The cartoonists are revolting. That’s the word from Funny Times, a cartoon humor monthly which, to promote its own fifteenth anniversary, will be handing out “Texas Homegrown Dope” seed packages at the Republican and Democratic national conventions this month. The “Homegrown Dope” is none other than George Dubya Bush, in a caricature by Matt Wuerker (whose work appears often in the Observer) which features the Bush-Who-Would-Be-President as an “ornamental shrub.” The seed package (which contains real seeds) comes complete with “Planting Instructions: Using a silver spoon, plant in shallow hole. Protect from draft. Feed with loads of family and soft money.”

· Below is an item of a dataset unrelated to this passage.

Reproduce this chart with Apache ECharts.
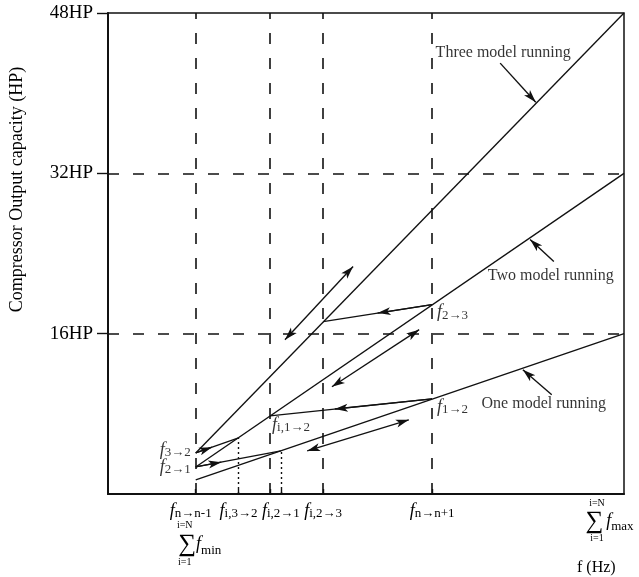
<!DOCTYPE html>
<html>
<head>
<meta charset="utf-8">
<script src="https://cdn.jsdelivr.net/npm/echarts@6/dist/echarts.min.js"></script>
<style>
  html, body { margin: 0; padding: 0; background: #fff; }
  #chart { width: 639px; height: 577px; }
</style>
</head>
<body>
<div id="chart"></div>
<script>
const SERIF = '"Liberation Serif", "Times New Roman", "DejaVu Serif", serif';
const INK = '#111';
const TEXT = '#000';

// Capacity axis (HP)
const capMin = 0;
const capMax = 48;
const capStep = 16;
const capTickValues = [16, 32, 48];

// Frequency axis, normalised so that 0..100 spans the plot width
const freqMin = 0;
const freqMax = 100;
const freqTickValues = [17, 25.3, 31.4, 33.5, 41.7, 62.8];
const freqLabelValues = [17, 25.3, 33.5, 41.7, 62.8, 100];
const freqLabelSubs = ['n→n-1', 'i,3→2', 'i,2→1', 'i,2→3', 'n→n+1', 'max'];

// Reference grid: dashed frequencies and capacities, dotted drop lines
const dashedFreqs = [17, 31.4, 41.7, 62.8];
const dashedCaps = [16, 32];
const dottedDrops = [[25.3, 5.6], [33.5, 4.3]];

// Operating lines [frequency, capacity]
const oneModel = [[17, 1.4], [100, 16]];
const twoModel = [[17, 2.7], [100, 32]];
const threeModel = [[17, 4.1], [100, 48]];

// Switching paths between operating lines
const shift3to2 = [[17, 4.1], [25.3, 5.6]];
const shift2to1 = [[17, 2.7], [33.5, 4.3]];
const shift1to2 = [[62.8, 9.5], [31.4, 7.8]];
const shift2to3 = [[62.8, 18.9], [41.7, 17.2]];

// Two-way adjustment arrows alongside each line
const band3 = [[34.3, 15.4], [47.5, 22.7]];
const band2 = [[43.4, 10.7], [60.3, 16.4]];
const band1 = [[38.6, 4.3], [58.3, 7.4]];

// Callouts naming each line
const callout3 = [[76.0, 43.0], [82.9, 39.1]];
const callout2 = [[86.4, 23.2], [81.8, 25.4]];
const callout1 = [[86.0, 9.9], [80.4, 12.4]];
const calloutNames = ['Three model running', 'Two model running', 'One model running'];

// Switching point names
const switchSubs = ['3→2', '2→1', 'i,1→2', '1→2', '2→3'];

const shifts = [shift3to2, shift2to1, shift1to2, shift2to3];
const shiftArrowAt = [0.38, 0.3, 0.6, 0.5];

function along(seg, t) {
  return [seg[0][0] + (seg[1][0] - seg[0][0]) * t, seg[0][1] + (seg[1][1] - seg[0][1]) * t];
}

const mathRich = {
  f: { fontFamily: SERIF, fontStyle: 'italic', fontSize: 18, lineHeight: 18, color: TEXT, verticalAlign: 'bottom' },
  sub: { fontFamily: SERIF, fontSize: 13, lineHeight: 10, color: TEXT, verticalAlign: 'bottom' },
  fa: { fontFamily: SERIF, fontStyle: 'italic', fontSize: 18, lineHeight: 22, color: TEXT, verticalAlign: 'bottom' },
  suba: { fontFamily: SERIF, fontSize: 13, lineHeight: 10, color: TEXT, verticalAlign: 'bottom', padding: [0, 10, 0, 0] },
  lim: { fontFamily: SERIF, fontSize: 10, lineHeight: 11, color: TEXT, padding: [0, 22, 0, 0] },
  sig: { fontFamily: SERIF, fontSize: 25, lineHeight: 26, color: TEXT, padding: [0, 0, 0, 8] },
  fs: { fontFamily: SERIF, fontStyle: 'italic', fontSize: 18, lineHeight: 22, color: TEXT },
  subs: { fontFamily: SERIF, fontSize: 13, lineHeight: 14, color: TEXT, verticalAlign: 'bottom' },
  limR: { fontFamily: SERIF, fontSize: 10, lineHeight: 11, color: TEXT, padding: [0, 54, 0, 0] },
  sigR: { fontFamily: SERIF, fontSize: 25, lineHeight: 24, color: TEXT },
  fsR: { fontFamily: SERIF, fontStyle: 'italic', fontSize: 18, lineHeight: 22, color: TEXT, padding: [0, 0, 0, 3] },
  subR: { fontFamily: SERIF, fontSize: 13, lineHeight: 14, color: TEXT, verticalAlign: 'bottom', padding: [0, 29, 0, 0] }
};

function freqLabel(v) {
  const i = freqLabelValues.findIndex(x => Math.abs(x - v) < 1e-6);
  if (i < 0) return '';
  const s = freqLabelSubs[i];
  if (s === 'max') {
    return '{limR|i=N}\n{sigR|∑}{fsR|f}{subR|max}\n{limR|i=1}';
  }
  if (i === 0) {
    return '{fa|f}{suba|' + s + '}\n{lim|i=N}\n{sig|∑}{fs|f}{subs|min}\n{lim|i=1}';
  }
  return '{fa|f}{sub|' + s + '}';
}

const chart = echarts.init(document.getElementById('chart'), null, { renderer: 'canvas' });

const markLineData = [
  ...dashedFreqs.map(x => ({ xAxis: x })),
  ...dashedCaps.map(y => ({ yAxis: y })),
  ...dottedDrops.map(p => [
    { coord: [p[0], capMin], lineStyle: { type: [2, 3], width: 1.4 } },
    { coord: [p[0], p[1]] }
  ])
];

const lineStyleMain = { color: INK, width: 1.35 };

const labelPoints = [
  { value: shift3to2[0], label: { formatter: '{f|f}{sub|' + switchSubs[0] + '}', position: 'left', distance: 5, offset: [0, -3] } },
  { value: shift2to1[0], label: { formatter: '{f|f}{sub|' + switchSubs[1] + '}', position: 'left', distance: 5, offset: [0, 0] } },
  { value: shift1to2[1], label: { formatter: '{f|f}{sub|' + switchSubs[2] + '}', position: 'bottom', align: 'left', distance: 0, offset: [2, 0] } },
  { value: shift1to2[0], label: { formatter: '{f|f}{sub|' + switchSubs[3] + '}', position: 'right', distance: 5, offset: [0, 8] } },
  { value: shift2to3[0], label: { formatter: '{f|f}{sub|' + switchSubs[4] + '}', position: 'right', distance: 5, offset: [0, 8] } },
  { value: callout3[0], label: { formatter: calloutNames[0], position: 'top', distance: 2, offset: [3, 0] } },
  { value: callout2[0], label: { formatter: calloutNames[1], position: 'bottom', distance: 6, offset: [-3, 0] } },
  { value: callout1[0], label: { formatter: calloutNames[2], position: 'bottom', distance: 1, offset: [-8, 0] } }
];

chart.setOption({
  animation: false,
  backgroundColor: '#fff',
  grid: {
    left: 108, right: 15, top: 13, bottom: 83,
    outerBoundsMode: 'none', containLabel: false,
    show: true, borderColor: INK, borderWidth: 1.5, backgroundColor: 'transparent'
  },
  xAxis: {
    type: 'value',
    min: freqMin,
    max: freqMax,
    name: 'f (Hz)',
    nameLocation: 'end',
    nameGap: -47,
    nameTextStyle: { fontFamily: SERIF, fontSize: 16, color: TEXT, align: 'left', verticalAlign: 'top', padding: [66, 0, 0, 0] },
    axisLine: { show: true, onZero: false, lineStyle: { color: INK, width: 2 } },
    axisTick: { show: true, inside: true, length: 5, customValues: freqTickValues, lineStyle: { color: INK, width: 1.4 } },
    axisLabel: {
      show: true,
      // an empty label at the origin keeps the min-label overlap check off the stacked first label
      customValues: [freqMin, ...freqLabelValues],
      formatter: freqLabel, rich: mathRich,
      margin: 4, color: TEXT, hideOverlap: false, showMinLabel: true, showMaxLabel: true
    },
    splitLine: { show: false }
  },
  yAxis: {
    type: 'value',
    min: capMin,
    max: capMax,
    interval: capStep,
    name: 'Compressor Output capacity (HP)',
    nameLocation: 'middle',
    nameGap: 82,
    nameTextStyle: { fontFamily: SERIF, fontSize: 18, color: TEXT, padding: [0, 0, 0, 128] },
    axisLine: { show: true, onZero: false, lineStyle: { color: INK, width: 2 } },
    axisTick: { show: true, inside: false, length: 11, customValues: capTickValues, lineStyle: { color: INK, width: 1.4 } },
    axisLabel: {
      show: true, customValues: capTickValues, formatter: v => v + 'HP',
      fontFamily: SERIF, fontSize: 19, color: TEXT, margin: 15, hideOverlap: false
    },
    splitLine: { show: false }
  },
  series: [
    {
      name: calloutNames[0], type: 'line', data: threeModel, symbol: 'none', lineStyle: lineStyleMain, z: 3,
      markLine: {
        silent: true, symbol: ['none', 'none'], label: { show: false },
        lineStyle: { color: INK, type: [11, 14], width: 1.6 },
        emphasis: { disabled: true },
        data: markLineData
      }
    },
    { name: calloutNames[1], type: 'line', data: twoModel, symbol: 'none', lineStyle: lineStyleMain, z: 3 },
    { name: calloutNames[2], type: 'line', data: oneModel, symbol: 'none', lineStyle: lineStyleMain, z: 3 },
    {
      name: 'switching', type: 'lines', coordinateSystem: 'cartesian2d', z: 4, silent: true,
      symbol: ['none', 'none'],
      lineStyle: { color: INK, width: 1.35, opacity: 1 },
      data: shifts.map(s => ({ coords: s }))
    },
    {
      name: 'switching direction', type: 'lines', coordinateSystem: 'cartesian2d', z: 4, silent: true,
      symbol: ['none', 'arrow'], symbolSize: [[6, 13], [6, 13]],
      lineStyle: { color: INK, width: 1.35, opacity: 1 },
      itemStyle: { color: INK },
      data: shifts.map((s, i) => ({ coords: [s[0], along(s, shiftArrowAt[i])] }))
    },
    {
      name: 'adjustment', type: 'lines', coordinateSystem: 'cartesian2d', z: 4, silent: true,
      symbol: ['arrow', 'arrow'], symbolSize: [[6, 13], [6, 13]],
      lineStyle: { color: INK, width: 1.35, opacity: 1 },
      itemStyle: { color: INK },
      data: [band3, band2, band1].map(s => ({ coords: s }))
    },
    {
      name: 'callouts', type: 'lines', coordinateSystem: 'cartesian2d', z: 4, silent: true,
      symbol: ['none', 'arrow'], symbolSize: [[6, 13], [6, 13]],
      lineStyle: { color: INK, width: 1.4, opacity: 1 },
      itemStyle: { color: INK },
      data: [callout3, callout2, callout1].map(s => ({ coords: s }))
    },
    {
      name: 'labels', type: 'scatter', symbolSize: 0, z: 5, silent: true,
      itemStyle: { color: 'transparent' },
      label: { show: true, fontFamily: SERIF, fontSize: 16, color: TEXT, rich: mathRich },
      data: labelPoints
    }
  ]
});
</script>
</body>
</html>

“We got the idea when we heard about the tens of millions of dollars of ‘seed money’ that the Republican Party was raising to get Bush elected,” said Raymond Lesser, co-publisher of Funny Times. “What kind of crops are the Republicans trying to grow with their seed money? What kind of a seed is Bush? With all the dopey things Bush has already said and done, we figured he must be a dope seed.” Although the seed packets sell for one dollar apiece, the magazine will be giving them away at the conventions as reminders of the “dopey policies, dopey appointments, and dopey political bickering” in Washington should Bush be elected. Lesser is optimistic about the comedy potential of a second Bush Administration: “Having a dope in the White House for the next four years looks like a wonderful opportunity for political satire.”
Texas Homegrown Dope seeds are available from The Funny Times by sending one dollar to: Funny Times Seeds, P.O. Box 18530, Cleveland Heights, Ohio 44118. Subscriptions to the publication (twelve issues for $21.00) can be obtained from the same address. (In case you’re wondering: seed package ingredients are listed as “Head Lettuce … You’ll need lots of lettuce to get anywhere near this dope.”)

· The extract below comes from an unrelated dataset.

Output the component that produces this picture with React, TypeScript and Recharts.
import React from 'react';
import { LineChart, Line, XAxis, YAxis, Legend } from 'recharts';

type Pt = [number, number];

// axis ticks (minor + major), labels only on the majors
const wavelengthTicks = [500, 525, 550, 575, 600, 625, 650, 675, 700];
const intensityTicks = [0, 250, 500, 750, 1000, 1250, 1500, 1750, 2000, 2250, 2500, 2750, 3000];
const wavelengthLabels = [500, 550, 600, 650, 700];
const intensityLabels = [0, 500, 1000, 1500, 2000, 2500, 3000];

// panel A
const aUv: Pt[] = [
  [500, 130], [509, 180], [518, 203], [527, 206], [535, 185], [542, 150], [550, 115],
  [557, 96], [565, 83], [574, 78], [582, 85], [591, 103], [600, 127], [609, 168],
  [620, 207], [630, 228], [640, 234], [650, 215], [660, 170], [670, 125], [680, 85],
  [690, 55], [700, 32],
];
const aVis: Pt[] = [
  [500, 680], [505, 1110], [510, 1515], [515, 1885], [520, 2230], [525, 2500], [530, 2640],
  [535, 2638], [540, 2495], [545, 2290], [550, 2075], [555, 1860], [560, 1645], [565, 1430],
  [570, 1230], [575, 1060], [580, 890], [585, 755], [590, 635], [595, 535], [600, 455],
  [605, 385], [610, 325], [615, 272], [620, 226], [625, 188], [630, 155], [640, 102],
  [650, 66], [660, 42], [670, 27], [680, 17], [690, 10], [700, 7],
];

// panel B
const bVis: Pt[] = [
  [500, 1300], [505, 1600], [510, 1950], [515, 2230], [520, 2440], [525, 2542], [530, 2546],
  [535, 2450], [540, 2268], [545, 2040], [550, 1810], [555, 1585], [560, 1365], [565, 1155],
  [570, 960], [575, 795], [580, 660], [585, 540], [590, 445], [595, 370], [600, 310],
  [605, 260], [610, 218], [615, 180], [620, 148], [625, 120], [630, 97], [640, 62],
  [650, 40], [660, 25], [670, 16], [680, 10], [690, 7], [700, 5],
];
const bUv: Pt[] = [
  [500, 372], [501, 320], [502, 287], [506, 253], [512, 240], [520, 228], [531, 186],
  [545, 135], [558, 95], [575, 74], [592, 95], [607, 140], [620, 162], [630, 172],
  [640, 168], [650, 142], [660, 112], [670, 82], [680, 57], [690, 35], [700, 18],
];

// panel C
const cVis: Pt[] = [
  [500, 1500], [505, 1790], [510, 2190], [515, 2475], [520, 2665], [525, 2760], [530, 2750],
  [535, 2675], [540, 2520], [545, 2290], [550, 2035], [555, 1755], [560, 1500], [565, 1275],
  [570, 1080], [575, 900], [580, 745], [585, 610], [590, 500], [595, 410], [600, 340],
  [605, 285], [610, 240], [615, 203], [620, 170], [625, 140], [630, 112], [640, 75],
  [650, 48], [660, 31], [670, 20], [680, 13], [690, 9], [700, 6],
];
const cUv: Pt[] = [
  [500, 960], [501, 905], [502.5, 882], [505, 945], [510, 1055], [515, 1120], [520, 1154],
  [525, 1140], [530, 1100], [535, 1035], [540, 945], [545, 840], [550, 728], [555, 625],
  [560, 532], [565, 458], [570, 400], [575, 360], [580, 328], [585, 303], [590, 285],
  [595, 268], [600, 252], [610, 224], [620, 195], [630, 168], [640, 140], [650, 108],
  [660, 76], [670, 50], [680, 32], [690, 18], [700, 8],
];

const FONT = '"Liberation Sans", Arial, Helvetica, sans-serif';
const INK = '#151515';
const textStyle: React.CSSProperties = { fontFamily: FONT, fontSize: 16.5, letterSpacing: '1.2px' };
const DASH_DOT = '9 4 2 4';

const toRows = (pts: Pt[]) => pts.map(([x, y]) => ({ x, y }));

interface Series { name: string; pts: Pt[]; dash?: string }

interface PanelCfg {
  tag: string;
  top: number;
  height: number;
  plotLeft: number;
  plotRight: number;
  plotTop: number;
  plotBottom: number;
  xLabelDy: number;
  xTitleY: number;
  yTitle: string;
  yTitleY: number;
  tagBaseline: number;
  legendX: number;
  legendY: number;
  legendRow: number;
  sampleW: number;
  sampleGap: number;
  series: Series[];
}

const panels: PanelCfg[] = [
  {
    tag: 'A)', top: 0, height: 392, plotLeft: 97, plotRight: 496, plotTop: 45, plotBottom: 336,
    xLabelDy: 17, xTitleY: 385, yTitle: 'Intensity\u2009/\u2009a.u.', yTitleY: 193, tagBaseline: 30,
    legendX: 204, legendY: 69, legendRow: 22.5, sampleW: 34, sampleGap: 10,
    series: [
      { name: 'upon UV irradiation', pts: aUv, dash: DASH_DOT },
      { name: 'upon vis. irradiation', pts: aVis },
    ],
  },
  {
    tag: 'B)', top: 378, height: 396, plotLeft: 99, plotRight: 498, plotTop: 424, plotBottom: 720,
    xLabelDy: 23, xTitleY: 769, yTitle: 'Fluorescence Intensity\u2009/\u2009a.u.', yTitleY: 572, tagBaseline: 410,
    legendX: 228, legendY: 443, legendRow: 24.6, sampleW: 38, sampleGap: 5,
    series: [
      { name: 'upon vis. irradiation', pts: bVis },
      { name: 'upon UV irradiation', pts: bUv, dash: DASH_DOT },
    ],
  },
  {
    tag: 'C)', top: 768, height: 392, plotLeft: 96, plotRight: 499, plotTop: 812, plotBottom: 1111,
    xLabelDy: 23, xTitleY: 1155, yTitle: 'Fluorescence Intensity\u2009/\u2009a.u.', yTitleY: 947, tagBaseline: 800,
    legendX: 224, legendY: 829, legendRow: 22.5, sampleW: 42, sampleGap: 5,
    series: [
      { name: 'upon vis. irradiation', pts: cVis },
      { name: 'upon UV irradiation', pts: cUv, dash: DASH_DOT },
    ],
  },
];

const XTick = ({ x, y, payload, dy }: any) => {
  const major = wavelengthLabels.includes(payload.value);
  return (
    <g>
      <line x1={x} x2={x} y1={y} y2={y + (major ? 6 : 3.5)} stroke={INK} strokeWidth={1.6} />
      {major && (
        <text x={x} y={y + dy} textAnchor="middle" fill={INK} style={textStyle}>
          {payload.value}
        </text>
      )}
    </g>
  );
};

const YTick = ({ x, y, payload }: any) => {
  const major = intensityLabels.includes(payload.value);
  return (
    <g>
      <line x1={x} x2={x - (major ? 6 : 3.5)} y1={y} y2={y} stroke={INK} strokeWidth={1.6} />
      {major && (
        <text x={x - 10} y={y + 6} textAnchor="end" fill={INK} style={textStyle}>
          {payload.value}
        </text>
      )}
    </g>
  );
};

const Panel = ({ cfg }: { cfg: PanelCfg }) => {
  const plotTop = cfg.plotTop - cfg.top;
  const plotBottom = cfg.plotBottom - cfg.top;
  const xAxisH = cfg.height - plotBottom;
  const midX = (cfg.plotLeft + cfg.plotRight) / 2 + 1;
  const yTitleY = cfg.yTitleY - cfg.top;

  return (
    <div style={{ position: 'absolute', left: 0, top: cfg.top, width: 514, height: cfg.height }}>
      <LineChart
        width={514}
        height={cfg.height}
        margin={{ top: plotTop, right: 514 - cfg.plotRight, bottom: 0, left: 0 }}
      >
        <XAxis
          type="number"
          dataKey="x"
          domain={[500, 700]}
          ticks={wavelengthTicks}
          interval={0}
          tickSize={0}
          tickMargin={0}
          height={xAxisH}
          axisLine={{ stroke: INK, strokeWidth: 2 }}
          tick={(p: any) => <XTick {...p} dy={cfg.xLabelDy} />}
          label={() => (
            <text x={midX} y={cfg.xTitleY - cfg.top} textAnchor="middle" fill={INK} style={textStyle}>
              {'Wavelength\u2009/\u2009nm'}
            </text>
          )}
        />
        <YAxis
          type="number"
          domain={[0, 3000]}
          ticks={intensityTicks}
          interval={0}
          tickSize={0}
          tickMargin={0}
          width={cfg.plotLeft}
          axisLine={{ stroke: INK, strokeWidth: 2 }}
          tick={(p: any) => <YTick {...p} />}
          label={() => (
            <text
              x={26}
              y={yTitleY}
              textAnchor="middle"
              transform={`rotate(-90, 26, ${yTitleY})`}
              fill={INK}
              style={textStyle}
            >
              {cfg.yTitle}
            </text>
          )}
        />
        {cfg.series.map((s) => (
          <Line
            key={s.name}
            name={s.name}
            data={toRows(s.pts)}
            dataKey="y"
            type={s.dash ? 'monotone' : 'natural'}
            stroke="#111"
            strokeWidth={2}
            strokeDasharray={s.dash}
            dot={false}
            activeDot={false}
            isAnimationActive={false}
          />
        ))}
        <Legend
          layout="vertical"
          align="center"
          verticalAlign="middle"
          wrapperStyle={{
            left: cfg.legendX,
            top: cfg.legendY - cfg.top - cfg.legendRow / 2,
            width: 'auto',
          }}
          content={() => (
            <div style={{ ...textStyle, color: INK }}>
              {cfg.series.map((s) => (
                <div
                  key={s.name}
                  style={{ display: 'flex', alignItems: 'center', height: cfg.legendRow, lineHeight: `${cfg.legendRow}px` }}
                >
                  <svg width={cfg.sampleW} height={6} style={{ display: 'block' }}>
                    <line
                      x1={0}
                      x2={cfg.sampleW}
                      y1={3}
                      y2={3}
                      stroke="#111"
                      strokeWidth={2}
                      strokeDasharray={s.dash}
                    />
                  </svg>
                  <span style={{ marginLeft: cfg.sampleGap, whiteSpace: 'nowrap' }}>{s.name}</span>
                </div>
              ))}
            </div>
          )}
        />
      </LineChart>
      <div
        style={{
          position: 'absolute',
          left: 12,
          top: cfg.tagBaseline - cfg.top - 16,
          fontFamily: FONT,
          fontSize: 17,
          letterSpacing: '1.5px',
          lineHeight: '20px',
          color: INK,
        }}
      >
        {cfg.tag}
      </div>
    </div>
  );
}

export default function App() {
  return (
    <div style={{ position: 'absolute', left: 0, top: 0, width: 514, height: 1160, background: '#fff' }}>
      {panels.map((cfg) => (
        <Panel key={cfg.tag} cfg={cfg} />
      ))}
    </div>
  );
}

Texas Homegrown (Legalized) Dope
An ornamental shrub developed to protect corporate boardrooms and gated communities
Where to Plant: Grows easily in poor environment; oblivious to air or water quality, and unaffected by chemical or radioactive contamination.
Recommended Planting Depth: Extremely shallow.
Days to Maturity: When Mommy and Poppy say so.
When to Plant: Whenever migrant labor is available.
Care: Thrives with lack of illumination. Protect from pests such as single working mothers and investigative reporters. Feed with special interest fundraisers until firmly rooted in the Public Treasury.
This Dope provides short term euphoria with big tax breaks for the rich. Long term side effects could include fiscal pain, swelling welfare rolls, and an increase in death by lethal injection.